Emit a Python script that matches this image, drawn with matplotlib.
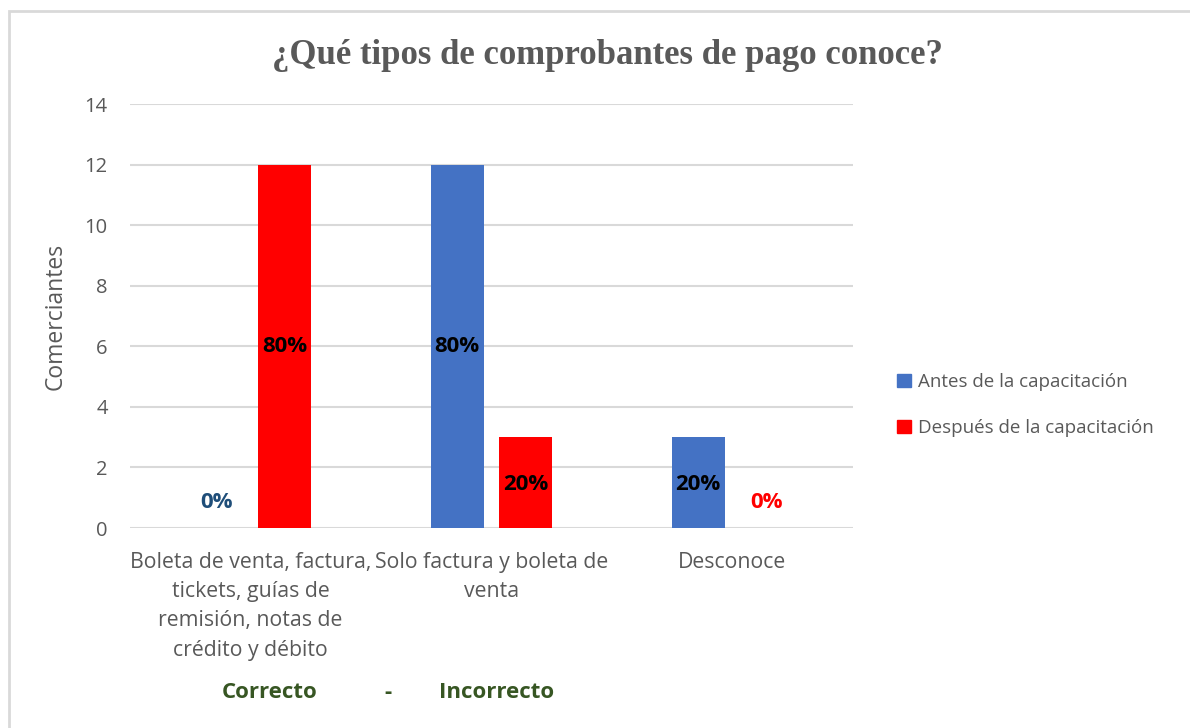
import matplotlib.pyplot as plt
import matplotlib.patches as mpatches
import numpy as np

categories = ["Boleta de venta, factura,\ntickets, guías de\nremisión, notas de\ncrédito y débito",
              "Solo factura y boleta de\nventa",
              "Desconoce"]
antes = [0, 12, 3]
despues = [12, 3, 0]
antes_pct = ["0%", "80%", "20%"]
despues_pct = ["80%", "20%", "0%"]
series_names = ["Antes de la capacitación", "Después de la capacitación"]

BLUE = "#4472C4"
RED = "#FF0000"
GRAY = "#595959"
FONT = "Open Sans"

fig = plt.figure(figsize=(11.9, 7.28), dpi=100)
W, H = 1190, 728
ax = fig.add_axes([130 / W, 1 - 528 / H, (853 - 130) / W, (528 - 104) / H])

# outer chart border
fig.patches.append(mpatches.Rectangle((9 / W, -0.05), 1.1, 1 - 11 / H + 0.05,
                                      transform=fig.transFigure, fill=False,
                                      edgecolor="#D9D9D9", linewidth=2))

x = np.arange(len(categories))
w = 0.22
off = 0.143
b1 = ax.bar(x - off, antes, w, color=BLUE, label=series_names[0], zorder=3)
b2 = ax.bar(x + off, despues, w, color=RED, label=series_names[1], zorder=3)

ax.set_xlim(-0.5, 2.5)
ax.set_ylim(0, 14)
ax.set_yticks(range(0, 15, 2))
ax.yaxis.grid(True, color="#D9D9D9", linewidth=1.5, zorder=0)
for s in ax.spines.values():
    s.set_visible(False)
ax.tick_params(length=0, colors=GRAY, labelsize=14.5, pad=16)
ax.tick_params(axis="x", labelsize=15.3, pad=17)
ax.set_xticks(x)
ax.set_xticklabels(categories, fontfamily=FONT, color=GRAY, linespacing=1.52)
for lb in ax.get_yticklabels():
    lb.set_fontfamily(FONT)
ax.set_ylabel("Comerciantes", fontfamily=FONT, fontsize=16.5, color=GRAY, labelpad=12)

# data labels
for i in range(len(categories)):
    for vals, pcts, sign, zcol in ((antes, antes_pct, -1, "#1F4E79"), (despues, despues_pct, 1, RED)):
        v = vals[i]
        xp = x[i] + sign * off
        if v > 0:
            ax.text(xp, v / 2 if v > 4 else 1.45, pcts[i], ha="center", va="center",
                    fontsize=16, fontweight="bold", fontfamily=FONT, color="black", zorder=4)
        else:
            ax.text(xp, 0.85, pcts[i], ha="center", va="center",
                    fontsize=16, fontweight="bold", fontfamily=FONT, color=zcol, zorder=4)

fig.text(607 / W, 1 - 56 / H, "¿Qué tipos de comprobantes de pago conoce?",
         ha="center", va="center", fontsize=25, fontweight="bold",
         fontfamily="Liberation Serif", color=GRAY)

leg = fig.legend(handles=[mpatches.Patch(color=BLUE), mpatches.Patch(color=RED)],
                 labels=series_names, loc="center left", bbox_to_anchor=(880 / W, 1 - 405 / H),
                 frameon=False, handlelength=0.75, handleheight=0.75, handletextpad=0.4,
                 labelspacing=1.5, prop={"family": FONT, "size": 13.5})
for t in leg.get_texts():
    t.set_color(GRAY)

green = "#375623"
fig.text(270 / W, 1 - 693 / H, "Correcto", ha="center", va="center", fontsize=16,
         fontweight="bold", fontfamily=FONT, color=green)
fig.text(388 / W, 1 - 693 / H, "-", ha="center", va="center", fontsize=16,
         fontweight="bold", fontfamily=FONT, color=green)
fig.text(497 / W, 1 - 693 / H, "Incorrecto", ha="center", va="center", fontsize=16,
         fontweight="bold", fontfamily=FONT, color=green)

fig.savefig("out.png", dpi=100)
:::::
_Exercise details_: From the opening line of the listing above through the line bearing "fontsize=16.5, color=GRAY, labelpad=12)", repeat each line exactly. Drop every picture.

_Answer for the task_:
Emit a Python script that matches this image, drawn with matplotlib.
import matplotlib.pyplot as plt
import matplotlib.patches as mpatches
import numpy as np

categories = ["Boleta de venta, factura,\ntickets, guías de\nremisión, notas de\ncrédito y débito",
              "Solo factura y boleta de\nventa",
              "Desconoce"]
antes = [0, 12, 3]
despues = [12, 3, 0]
antes_pct = ["0%", "80%", "20%"]
despues_pct = ["80%", "20%", "0%"]
series_names = ["Antes de la capacitación", "Después de la capacitación"]

BLUE = "#4472C4"
RED = "#FF0000"
GRAY = "#595959"
FONT = "Open Sans"

fig = plt.figure(figsize=(11.9, 7.28), dpi=100)
W, H = 1190, 728
ax = fig.add_axes([130 / W, 1 - 528 / H, (853 - 130) / W, (528 - 104) / H])

# outer chart border
fig.patches.append(mpatches.Rectangle((9 / W, -0.05), 1.1, 1 - 11 / H + 0.05,
                                      transform=fig.transFigure, fill=False,
                                      edgecolor="#D9D9D9", linewidth=2))

x = np.arange(len(categories))
w = 0.22
off = 0.143
b1 = ax.bar(x - off, antes, w, color=BLUE, label=series_names[0], zorder=3)
b2 = ax.bar(x + off, despues, w, color=RED, label=series_names[1], zorder=3)

ax.set_xlim(-0.5, 2.5)
ax.set_ylim(0, 14)
ax.set_yticks(range(0, 15, 2))
ax.yaxis.grid(True, color="#D9D9D9", linewidth=1.5, zorder=0)
for s in ax.spines.values():
    s.set_visible(False)
ax.tick_params(length=0, colors=GRAY, labelsize=14.5, pad=16)
ax.tick_params(axis="x", labelsize=15.3, pad=17)
ax.set_xticks(x)
ax.set_xticklabels(categories, fontfamily=FONT, color=GRAY, linespacing=1.52)
for lb in ax.get_yticklabels():
    lb.set_fontfamily(FONT)
ax.set_ylabel("Comerciantes", fontfamily=FONT, fontsize=16.5, color=GRAY, labelpad=12)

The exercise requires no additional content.